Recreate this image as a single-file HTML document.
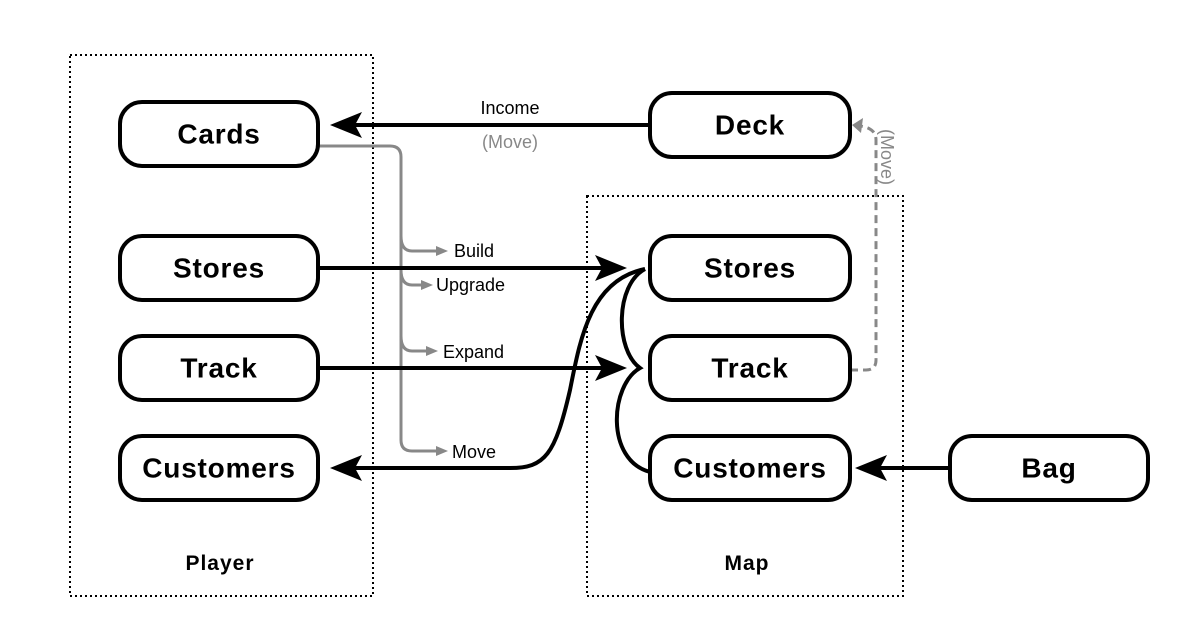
<!DOCTYPE html>
<html><head><style>
body{margin:0;background:#fff;}
svg{display:block;font-family:"Liberation Sans",sans-serif;}
.n{fill:#fff;stroke:#000;stroke-width:4;}
.t{font-weight:bold;font-size:28px;letter-spacing:0.8px;text-anchor:middle;dominant-baseline:central;}
.l{font-size:18px;}
</style></head><body>
<svg width="1191" height="638" viewBox="0 0 1191 638">
<rect x="70" y="55" width="303" height="541" fill="none" stroke="#000" stroke-width="2" stroke-dasharray="2,3"/>
<rect x="587" y="196" width="316" height="400" fill="none" stroke="#000" stroke-width="2" stroke-dasharray="2,3"/>

<g stroke="#888" stroke-width="3" fill="none">
<path d="M318,146 H390 Q401,146 401,157 V440 Q401,451 412,451 H440"/>
<path d="M401,236 Q401,251 412,251 H440"/>
<path d="M401,270 Q401,285 412,285 H425"/>
<path d="M401,336 Q401,351 412,351 H430"/>
</g>
<g fill="#888">
<polygon points="448,251 436,246 436,256"/>
<polygon points="433,285 421,280 421,290"/>
<polygon points="438,351 426,346 426,356"/>
<polygon points="448,451 436,446 436,456"/>
</g>
<path d="M850,370 H866 Q876,370 876,360 V140 Q876,128 860,126" fill="none" stroke="#888" stroke-width="3" stroke-dasharray="8,5"/>
<polygon points="852,125 863,118 861,133" fill="#888"/>
<text x="881" y="129" fill="#888" font-size="18" transform="rotate(90 881 129)">(Move)</text>

<g stroke="#000" stroke-width="4" fill="none">
<path d="M650,125 H350"/>
<path d="M318,268 H605"/>
<path d="M318,368 H605"/>
<path d="M645,269 C590,280 580,340 570,390 C555,455 545,468 510,468 H350"/>
<path d="M645,269 C615,285 615,350 640,368 C610,385 605,460 650,472"/>
<path d="M950,468 H880"/>
</g>
<g fill="#000">
<polygon points="330,125 362,112 355,125 362,138"/>
<polygon points="627,268 595,255 602,268 595,281"/>
<polygon points="627,368 595,355 602,368 595,381"/>
<polygon points="330,468 362,455 355,468 362,481"/>
<polygon points="855,468 887,455 880,468 887,481"/>
</g>

<rect class="n" x="120" y="102" width="198" height="64" rx="22"/>
<rect class="n" x="120" y="236" width="198" height="64" rx="22"/>
<rect class="n" x="120" y="336" width="198" height="64" rx="22"/>
<rect class="n" x="120" y="436" width="198" height="64" rx="22"/>
<rect class="n" x="650" y="93" width="200" height="64" rx="22"/>
<rect class="n" x="650" y="236" width="200" height="64" rx="22"/>
<rect class="n" x="650" y="336" width="200" height="64" rx="22"/>
<rect class="n" x="650" y="436" width="200" height="64" rx="22"/>
<rect class="n" x="950" y="436" width="198" height="64" rx="22"/>
<text class="t" x="219" y="134">Cards</text>
<text class="t" x="219" y="268">Stores</text>
<text class="t" x="219" y="368">Track</text>
<text class="t" x="219" y="468">Customers</text>
<text class="t" x="750" y="125">Deck</text>
<text class="t" x="750" y="268">Stores</text>
<text class="t" x="750" y="368">Track</text>
<text class="t" x="750" y="468">Customers</text>
<text class="t" x="1049" y="468">Bag</text>

<text class="l" x="510" y="114" text-anchor="middle">Income</text>
<text class="l" x="510" y="148" text-anchor="middle" fill="#888">(Move)</text>
<text class="l" x="454" y="257">Build</text>
<text class="l" x="436" y="291">Upgrade</text>
<text class="l" x="443" y="358">Expand</text>
<text class="l" x="452" y="458">Move</text>
<text x="220" y="570" font-size="21" letter-spacing="1" font-weight="bold" text-anchor="middle">Player</text>
<text x="747" y="570" font-size="21" letter-spacing="1" font-weight="bold" text-anchor="middle">Map</text>
</svg>
</body></html>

+-------+

## AIM
All of the data above should be transcribed verbatim, with pictures omitted.

## FINISHED EXERCISE
Recreate this image as a single-file HTML document.
<!DOCTYPE html>
<html><head><style>
body{margin:0;background:#fff;}
svg{display:block;font-family:"Liberation Sans",sans-serif;}
.n{fill:#fff;stroke:#000;stroke-width:4;}
.t{font-weight:bold;font-size:28px;letter-spacing:0.8px;text-anchor:middle;dominant-baseline:central;}
.l{font-size:18px;}
</style></head><body>
<svg width="1191" height="638" viewBox="0 0 1191 638">
<rect x="70" y="55" width="303" height="541" fill="none" stroke="#000" stroke-width="2" stroke-dasharray="2,3"/>
<rect x="587" y="196" width="316" height="400" fill="none" stroke="#000" stroke-width="2" stroke-dasharray="2,3"/>

<g stroke="#888" stroke-width="3" fill="none">
<path d="M318,146 H390 Q401,146 401,157 V440 Q401,451 412,451 H440"/>
<path d="M401,236 Q401,251 412,251 H440"/>
<path d="M401,270 Q401,285 412,285 H425"/>
<path d="M401,336 Q401,351 412,351 H430"/>
</g>
<g fill="#888">
<polygon points="448,251 436,246 436,256"/>
<polygon points="433,285 421,280 421,290"/>
<polygon points="438,351 426,346 426,356"/>
<polygon points="448,451 436,446 436,456"/>
</g>
<path d="M850,370 H866 Q876,370 876,360 V140 Q876,128 860,126" fill="none" stroke="#888" stroke-width="3" stroke-dasharray="8,5"/>
<polygon points="852,125 863,118 861,133" fill="#888"/>
<text x="881" y="129" fill="#888" font-size="18" transform="rotate(90 881 129)">(Move)</text>

<g stroke="#000" stroke-width="4" fill="none">
<path d="M650,125 H350"/>
<path d="M318,268 H605"/>
<path d="M318,368 H605"/>
<path d="M645,269 C590,280 580,340 570,390 C555,455 545,468 510,468 H350"/>
<path d="M645,269 C615,285 615,350 640,368 C610,385 605,460 650,472"/>
<path d="M950,468 H880"/>
</g>
<g fill="#000">
<polygon points="330,125 362,112 355,125 362,138"/>
<polygon points="627,268 595,255 602,268 595,281"/>
<polygon points="627,368 595,355 602,368 595,381"/>
<polygon points="330,468 362,455 355,468 362,481"/>
<polygon points="855,468 887,455 880,468 887,481"/>
</g>

<rect class="n" x="120" y="102" width="198" height="64" rx="22"/>
<rect class="n" x="120" y="236" width="198" height="64" rx="22"/>
<rect class="n" x="120" y="336" width="198" height="64" rx="22"/>
<rect class="n" x="120" y="436" width="198" height="64" rx="22"/>
<rect class="n" x="650" y="93" width="200" height="64" rx="22"/>
<rect class="n" x="650" y="236" width="200" height="64" rx="22"/>
<rect class="n" x="650" y="336" width="200" height="64" rx="22"/>
<rect class="n" x="650" y="436" width="200" height="64" rx="22"/>
<rect class="n" x="950" y="436" width="198" height="64" rx="22"/>
<text class="t" x="219" y="134">Cards</text>
<text class="t" x="219" y="268">Stores</text>
<text class="t" x="219" y="368">Track</text>
<text class="t" x="219" y="468">Customers</text>
<text class="t" x="750" y="125">Deck</text>
<text class="t" x="750" y="268">Stores</text>
<text class="t" x="750" y="368">Track</text>
<text class="t" x="750" y="468">Customers</text>
<text class="t" x="1049" y="468">Bag</text>

<text class="l" x="510" y="114" text-anchor="middle">Income</text>
<text class="l" x="510" y="148" text-anchor="middle" fill="#888">(Move)</text>
<text class="l" x="454" y="257">Build</text>
<text class="l" x="436" y="291">Upgrade</text>
<text class="l" x="443" y="358">Expand</text>
<text class="l" x="452" y="458">Move</text>
<text x="220" y="570" font-size="21" letter-spacing="1" font-weight="bold" text-anchor="middle">Player</text>
<text x="747" y="570" font-size="21" letter-spacing="1" font-weight="bold" text-anchor="middle">Map</text>
</svg>
</body></html>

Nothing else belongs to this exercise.